Ülkede yapılan seçimleri çoğunlukta olan Hutular kazandı. Bu ise yaklaşan tehlikenin ayak sesiydi. Hutulara dayanan hükümet de Tutsileri sürgünü zorladı.Tutsilerin önemli bir bölümü komşu ülkelere sığınmak zorunda kaldılar. Bu arada Çin’e yüz binlerce satır siparişi verildi. Satır verilemeyenlere ise sivri uçlu sopalar verildi. Her şey katliama hazırlık içindi.

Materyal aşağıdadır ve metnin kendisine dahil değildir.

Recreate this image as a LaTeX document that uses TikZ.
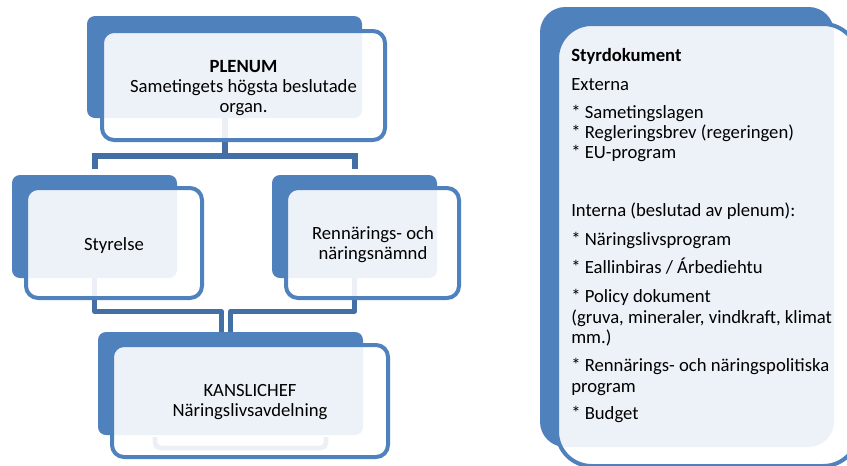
\documentclass[tikz,border=0pt]{standalone}
\usepackage{fontspec}
\setmainfont{Carlito}
\usetikzlibrary{fit}
\definecolor{boxblue}{RGB}{79,129,189}
\definecolor{connblue}{RGB}{68,111,165}
\begin{document}
\begin{tikzpicture}[x=0.75pt,y=-0.75pt,
  backbox/.style={fill=boxblue, draw=none, rounded corners=6pt, inner sep=0pt},
  frontbox/.style={fill=white, fill opacity=0.9, text opacity=1, draw=boxblue, draw opacity=1, line width=3pt, rounded corners=9pt, inner sep=0pt},
  boxtext/.style={font=\fontsize{14}{15}\selectfont, align=center, text=black, inner sep=0pt},
  listtext/.style={font=\fontsize{14}{15}\selectfont, anchor=base west, text=black, inner sep=0pt},
  connA/.style={draw=connblue, line width=4.5pt},
  connB/.style={draw=connblue, line width=3.6pt},
]
\clip (0,0) rectangle (847,465);
\fill[white] (0,0) rectangle (847,465);

% back boxes
\node[backbox, fit={(87,16) (362,118)}] (pb) {};
\node[backbox, fit={(12,175) (177,278)}] (sb) {};
\node[backbox, fit={(272,175) (437,278)}] (rb) {};
\node[backbox, fit={(98,332) (363,435)}] (kb) {};
\node[backbox, rounded corners=19pt, fit={(540,7) (834,447)}] (db) {};

% connectors
\draw[connA] (pb.south) -- ++(0,38);
\draw[connA] ([yshift=4pt]sb.north) -- ++(0,-13.7) -| ([yshift=4pt]rb.north);
\draw[connB, line join=round] (sb.south) -- ++(0,33) -| ([xshift=-7pt]kb.north);
\draw[connB, line join=round] (rb.south) -- ++(0,33) -| (kb.north);
\coordinate (kbl) at (155,437);
\coordinate (kbr) at (326,437);
\draw[connB, rounded corners=4pt] (kbl) -- ++(0,11) -| (kbr);

% front boxes
\node[frontbox, fit={(102,31) (385,140)}] (pf) {};
\node[frontbox, fit={(26,188) (202,298)}] (sf) {};
\node[frontbox, fit={(286,188) (459,298)}] (rf) {};
\node[frontbox, fit={(112,345) (388,457)}] (kf) {};
\node[frontbox, rounded corners=26pt, fit={(557,24) (858,466)}] (df) {};

% box texts
\node[boxtext] (pt) at (243.5,88) {\textbf{PLENUM}\\Sametingets högsta beslutade\\organ.};
\node[boxtext] (st) at (114,246) {Styrelse};
\node[boxtext] (rt) at (373,245) {Rennärings- och\\näringsnämnd};
\node[boxtext] (kt) at (250,402) {KANSLICHEF\\Näringslivsavdelning};

% list texts
\node[listtext] (l1) at (571,61) {\textbf{Styrdokument}};
\node[listtext] (l2) at (571,90.5) {Externa};
\node[listtext] (l3) at (571,118) {* Sametingslagen};
\node[listtext] (l4) at (571,138) {* Regleringsbrev (regeringen)};
\node[listtext] (l5) at (571,158) {* EU-program};
\node[listtext] (l6) at (571,216) {Interna (beslutad av plenum):};
\node[listtext] (l7) at (571,245) {* Näringslivsprogram};
\node[listtext] (l8) at (571,273) {* Eallinbiras / Árbediehtu};
\node[listtext] (l9) at (571,302) {* Policy dokument};
\node[listtext] (l10) at (571,323) {(gruva, mineraler, vindkraft, klimat};
\node[listtext] (l11) at (571,343) {mm.)};
\node[listtext] (l12) at (571,371) {* Rennärings- och näringspolitiska};
\node[listtext] (l13) at (571,392) {program};
\node[listtext] (l14) at (571,419) {* Budget};
\end{tikzpicture}
\end{document}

Olaylar 1994 yılında dönemin devle başkanı Habyarimana'nın uçağının düşmesi ile başladı. Hutular uçağın düşmesinden Tutsileri sorumlu tutarak soykırıma başladı. Ülkede geniş çaplı başlayan aramalar birer cadı avına dönüştü ve Hutular ellerinde palalarla çocuk, yaşlı, kadın, erkek demeden tüm Tutsileri kesip biçtiler. 800 binden fazla Tutsi hayatını kaybetti ve soykırım tam tamına 100 gün sürdü.

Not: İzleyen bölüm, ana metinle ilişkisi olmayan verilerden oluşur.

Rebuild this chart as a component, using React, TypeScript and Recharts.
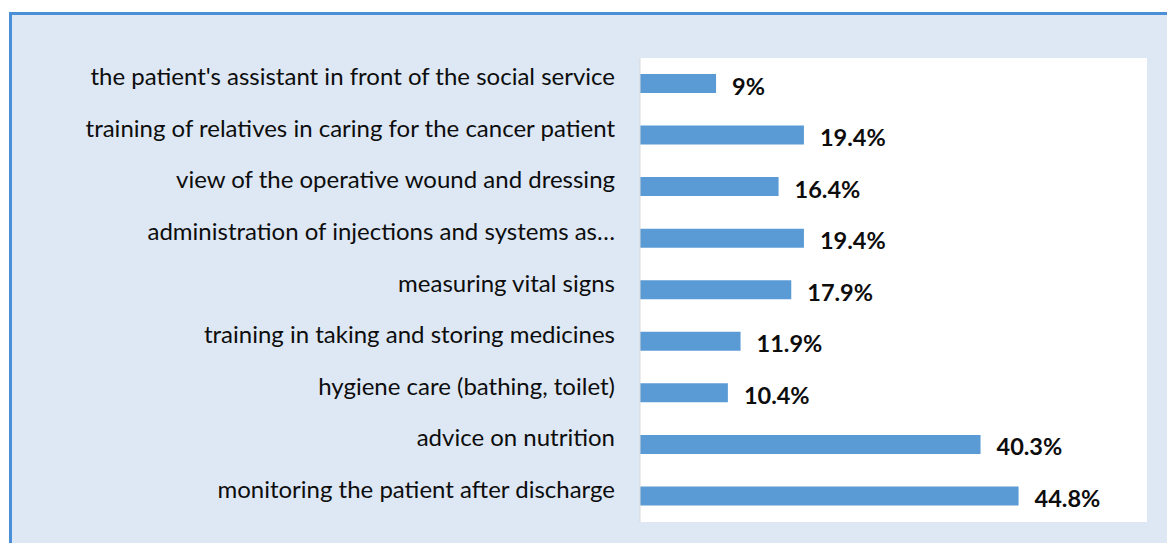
import { BarChart, Bar, XAxis, YAxis, CartesianGrid, LabelList } from 'recharts';

const categories = [
  "the patient's assistant in front of the social service",
  'training of relatives in caring for the cancer patient',
  'view of the operative wound and dressing',
  'administration of injections and systems as…',
  'measuring vital signs',
  'training in taking and storing medicines',
  'hygiene care (bathing, toilet)',
  'advice on nutrition',
  'monitoring the patient after discharge',
];

const percents = [9, 19.4, 16.4, 19.4, 17.9, 11.9, 10.4, 40.3, 44.8];

const data = categories.map((name, i) => ({ name, value: percents[i] }));

const FONT = 'Lato, "Open Sans", sans-serif';
const BAR_BLUE = '#5b9bd5';

// eslint-disable-next-line @typescript-eslint/no-explicit-any
const CategoryTick = ({ x, y, payload }: any) => (
  <text
    x={x}
    y={y}
    dy={-8}
    textAnchor="end"
    dominantBaseline="central"
    fontFamily={FONT}
    fontSize={24}
    fill="#0d0d0d"
  >
    {payload.value}
  </text>
);

// eslint-disable-next-line @typescript-eslint/no-explicit-any
const ValueLabel = ({ x, y, width, height, value }: any) => (
  <text
    x={x + width + 16}
    y={y + height / 2 + 2}
    dominantBaseline="central"
    fontFamily={FONT}
    fontSize={23.5}
    fontWeight={700}
    fill="#0d0d0d"
  >
    {value}%
  </text>
);

export default function App() {
  return (
    <div style={{ position: 'absolute', left: 0, top: 0, width: 1167, height: 543, background: '#fff', overflow: 'hidden' }}>
      <div
        style={{
          position: 'absolute',
          left: 9,
          top: 12,
          width: 1160,
          height: 540,
          background: '#dde8f4',
          borderTop: '3px solid #4b8fd6',
          borderLeft: '3px solid #4b8fd6',
        }}
      />
      <div style={{ position: 'absolute', left: 0, top: 0 }}>
        <BarChart
          width={1167}
          height={543}
          data={data}
          layout="vertical"
          margin={{ top: 58, right: 20, bottom: 21, left: 0 }}
        >
          <CartesianGrid fill="#fff" horizontal={false} vertical={false} />
          <XAxis type="number" domain={[0, 60]} hide />
          <YAxis
            type="category"
            dataKey="name"
            width={640}
            tickLine={false}
            tickSize={0}
            tickMargin={25}
            axisLine={{ stroke: '#d9d9d9' }}
            tick={<CategoryTick />}
            interval={0}
          />
          <Bar dataKey="value" fill={BAR_BLUE} barSize={19} isAnimationActive={false}>
            <LabelList dataKey="value" content={<ValueLabel />} />
          </Bar>
        </BarChart>
      </div>
    </div>
  );
}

Soykırımı başlatan isimlerden biri olduğu belirtilen Bagosora'nın 2005'te bir mahkemeye verdiği ifadede bu silahların banka tarafından temin edildiğini itiraf ettiği ve silahların temininde dönemin Güney Afrika Başbakan sekreteri Petrus Willem Ehlers'un rol oynadığı kaydedildi.
Fransa, soykırımı gerçekleştiren Hutu hükümetini uzun süre destekledi ve başta kendi ülkesi olmak üzere tüm dünyada eleştiri oklarından nasibini aldı.
Fransa'nın eski Cumhurbaşkanı François Mitterrand, Le Figaro gazetesine 1998'de verdiği röportajda, "O ülkelerde bir soykırım yaşanması o kadar da önemli bir şey değil" demişti.Ruanda soykırımına ait Fransa’daki tarih arşivlerine 'devlet sırrı' yasağı konuldu ve uzun süre kalkmadı. Sonraki yıllarda yasağın kalkmasına rağmen Mitterrand tarafından ikinci bir yasağın konulduğu ve bu nedenle arşivlere erişilemediği belirtiliyor.
2017’nin Eylül’ünde bir araştırmacı konu ile ilgili araştırmalar yapmak için arşivlere erişim talep etti fakat talebi reddedildi.Geçtiğimiz günlerde dünyaca ünlü paralı dizi ve film izleme platformu Netflix Ruanda Katliamı ile ilgili "Black Earth Rising" isimli bir dizi çekmişti.